The disease-causing variant of myocilin forms large circular fibrils.
Scientists have identified molecules with the potential to block mutant protein from accumulating in the trabecular meshwork, thereby preventing the increased intraocular pressure associated with early-onset glaucoma.

This is the first time these molecules have been identified; the discovery signifies potential drug targets for glaucoma, according to Georgia Institute of Technology researchers.

In the collaborative study with Emory University and the University of South Florida, the Georgia Tech researchers designed a simple, high-throughput assay and screened a library of compounds.1 They identified two molecules that bound tightly to the mutant protein myocilin, which aggregates within trabecular meshwork cells.

The researchers then added these molecules to cultured human cells that make the toxic aggregating myocilin. They found that treating the cells with the newly identified molecules not only blocked the mutant myocilin from aggregating, but also released mutant myocilin from the cells, reducing toxicity.

“When we saw that these compounds inhibited aggregation, then we knew we were onto something good because aggregation underlies the pathogenesis of this form of glaucoma,” says principal investigator Raquel Lieberman, PhD.

In a separate study, the researchers found that myocilin aggregates are similar to amyloid protein deposits, which are responsible for Alzheimer’s disease and other neurodegenerative diseases.2 “In Alzheimer’s disease, the deposits are extracellular and kill neurons. In glaucoma, the aggregates are not directly killing neurons in the retina to cause vision loss, but they are cytotoxic in the pressure-regulating region of the eye,” Dr. Lieberman says. “It’s parallel to all these other amyloids that are out there in neuro­degenerative disease.” The researchers are now learning more about what myocilin does and why it’s in the eye in the first place.

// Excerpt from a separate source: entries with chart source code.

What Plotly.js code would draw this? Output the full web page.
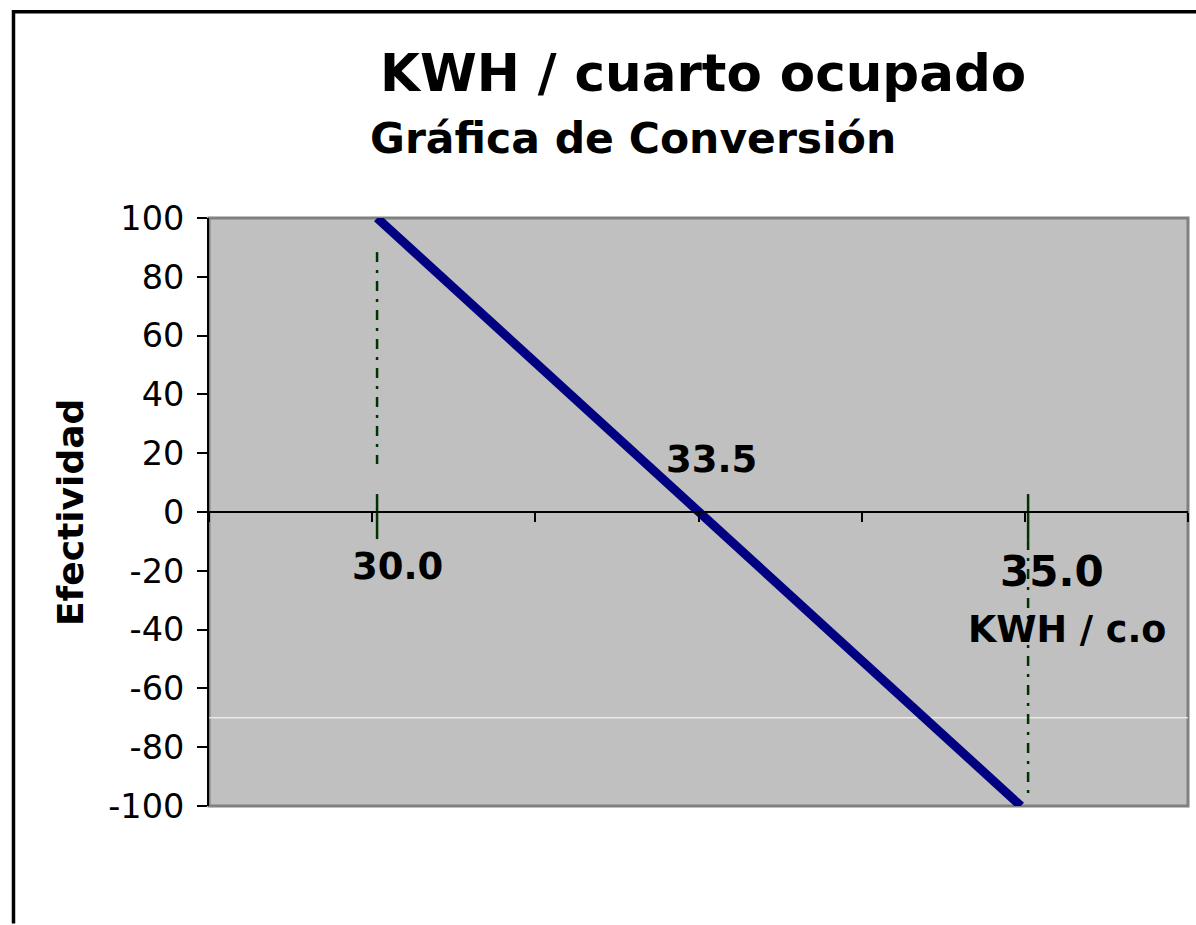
<!DOCTYPE html>
<html>
<head>
<meta charset="utf-8">
<script src="https://cdn.plot.ly/plotly-3.0.1.min.js"></script>
<style>html,body{margin:0;padding:0;background:#fff;}#chart{width:1196px;height:925px;}</style>
</head>
<body>
<div id="chart"></div>
<script>
// Data
const lineX = [1.03, 4.976];
const lineY = [100, -100];
const guide1DashX = [1.03, 1.03];
const guide1DashY = [88.4, 16.3];
const guide1SolidX = [1.03, 1.03];
const guide1SolidY = [6.1, -9.2];
const guide2SolidX = [5.02, 5.02];
const guide2SolidY = [6.1, -9.5];
const guide2DashX = [5.02, 5.02];
const guide2DashY = [-9.5, -97.3];
const whiteLineX = [0, 6];
const whiteLineY = [-70, -70];
const yTicks = [-100, -80, -60, -40, -20, 0, 20, 40, 60, 80, 100];
const yTickText = ["-100", "-80", "-60", "-40", "-20", "0", "20", "40", "60", "80", "100"];
const xTicks = [0, 1, 2, 3, 4, 5, 6];
const labelTexts = ["30.0", "33.5", "35.0", "KWH / c.o"];
const labelX = [1.158, 3.077, 5.166, 5.258];
const labelY = [-18.4, 18.0, -20.1, -40.1];
const labelSizes = [37, 37, 42, 36.5];
const titleText = "KWH / cuarto ocupado";
const subtitleText = "Gráfica de Conversión";
const yTitleText = "Efectividad";

const green = '#003300';
const traces = [
  {x: whiteLineX, y: whiteLineY, mode: 'lines', line: {color: '#ffffff', width: 1}, hoverinfo: 'skip'},
  {x: guide1DashX, y: guide1DashY, mode: 'lines', line: {color: green, width: 2.5, dash: '10px,8px,3px,8px'}},
  {x: guide1SolidX, y: guide1SolidY, mode: 'lines', line: {color: green, width: 2.5}},
  {x: guide2SolidX, y: guide2SolidY, mode: 'lines', line: {color: green, width: 2.5}},
  {x: guide2DashX, y: guide2DashY, mode: 'lines', line: {color: green, width: 2.5, dash: '10px,8px,3px,8px'}},
  {x: lineX, y: lineY, mode: 'lines', line: {color: '#000080', width: 9}}
];

const annotations = labelTexts.map((t, i) => ({
  text: '<b>' + t + '</b>', x: labelX[i], y: labelY[i], xref: 'x', yref: 'y',
  showarrow: false, xanchor: 'center', yanchor: 'middle',
  font: {family: 'DejaVu Sans', size: labelSizes[i], color: '#000'}
}));
annotations.push({
  text: '<b>' + titleText + '</b>', xref: 'paper', yref: 'paper', x: 0.5046, y: 1.246,
  showarrow: false, xanchor: 'center', yanchor: 'middle',
  font: {family: 'DejaVu Sans', size: 51.5, color: '#000'}
});
annotations.push({
  text: '<b>' + subtitleText + '</b>', xref: 'paper', yref: 'paper', x: 0.433, y: 1.136,
  showarrow: false, xanchor: 'center', yanchor: 'middle',
  font: {family: 'DejaVu Sans', size: 42.5, color: '#000'}
});
annotations.push({
  text: '<b>' + yTitleText + '</b>', xref: 'paper', yref: 'paper', x: -0.142, y: 0.5,
  showarrow: false, xanchor: 'center', yanchor: 'middle', textangle: -90,
  font: {family: 'DejaVu Sans', size: 36, color: '#000'}
});

const layout = {
  width: 1196, height: 925,
  margin: {l: 209, r: 8, t: 218, b: 119, pad: 0},
  paper_bgcolor: '#ffffff', plot_bgcolor: '#c0c0c0',
  showlegend: false,
  xaxis: {
    range: [0, 6], tickvals: xTicks, showticklabels: false,
    showgrid: false, zeroline: false,
    showline: true, linecolor: '#000', linewidth: 2,
    ticks: 'outside', ticklen: 9, tickwidth: 2, tickcolor: '#000',
    anchor: 'free', position: 0.5, fixedrange: true
  },
  yaxis: {
    range: [-100, 100], tickvals: yTicks, ticktext: yTickText, showgrid: false, zeroline: false,
    showline: true, linecolor: '#000', linewidth: 2,
    ticks: 'outside', ticklen: 10, tickwidth: 2, tickcolor: '#000',
    ticklabelstandoff: 6,
    tickfont: {family: 'DejaVu Sans', size: 33.5, color: '#000'}, fixedrange: true
  },
  shapes: [
    {type: 'rect', xref: 'paper', yref: 'paper', x0: 0, x1: 1, y0: 0, y1: 1,
     line: {color: '#808080', width: 3}, layer: 'below'},
    {type: 'path', xref: 'paper', yref: 'paper',
     path: 'M -0.1997,-0.2 L -0.1997,1.3506 L 1.01,1.3506',
     line: {color: '#000', width: 3.5}, layer: 'above'}
  ],
  annotations: annotations
};
Plotly.newPlot('chart', traces, layout, {displayModeBar: false, staticPlot: true});
</script>
</body>
</html>
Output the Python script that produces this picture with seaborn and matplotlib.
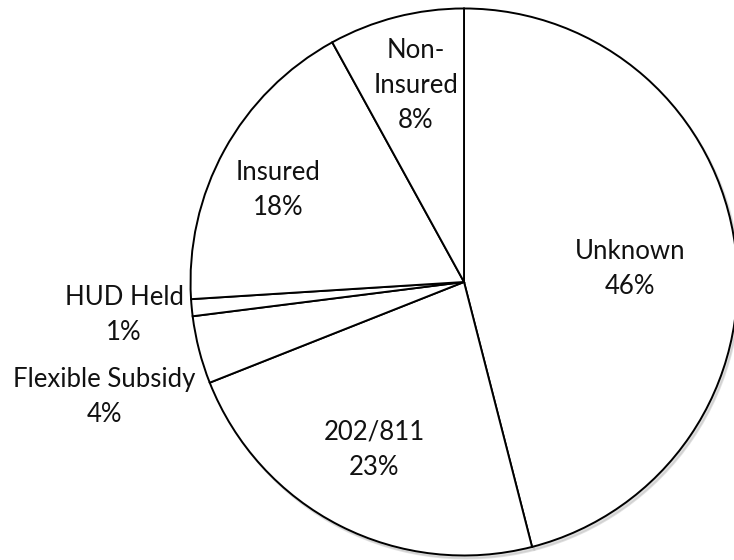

1. Orwig SD, Chi PV, Du Y, et al. Ligands for glaucoma-associated myocilin discovered by a generic binding assay. ACS Chem Biol. 2013 Dec 9. [Epub ahead of print]
2. Hill SE, Donegan RK, Lieberman RL. The glaucoma-associated olfactomedin domain of myocilin forms polymorphic fibrils that are constrained by partial unfolding and Peptide sequence. J Mol Biol. 2014 Feb 20;426(4):921-35.